I believe people are underestimating the BPP values that are actually used on the web. I'm not saying that low-BPP images don't exist, but clearly it isn't hard to find examples of higher-quality images in the wild.
Can AVIF display 10 bit HDR with larger color gamut that any modern phone nowadays is capable of capturing?
if you actually read your parent comment: "typical web image quality"
Typical web image quality is like it is partly because of lack of support. It’s literally more difficult to show a static HDR photo than a whole video!
PNG supports HDR with up to 16 bits per channel, see https://www.w3.org/TR/png-3/ and the cICP, mDCV and cLLI chunks.

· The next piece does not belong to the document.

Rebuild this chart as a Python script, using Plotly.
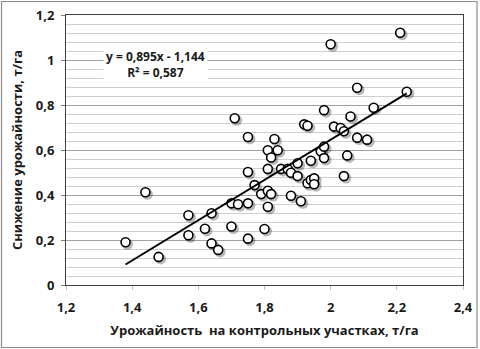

With incredibly bad compression ratios.
HDR should not be "typical web" anything. It's insane that websites are allowed to override my system brightness setting through HDR media. There's so much stuff out there that literally hurts my eyes if I've set my brightness such that pure white (SDR FFFFFF) is a comfortable light level.
I want JXL in web browsers, but without HDR support.
There's nothing stopping browsers from tone mapping[1] those HDR images using your tone mapping preference.
[1]: https://en.wikipedia.org/wiki/Tone_mapping
What does that achieve? Isn't it simpler to just not support HDR than to support HDR but tone map away the HDR effect?
Anyway, which web browsers have a setting to tone map HDR images such that they look like SDR images? (And why should "don't physically hurt my eyes" be an opt-in setting anyway instead of just the default?)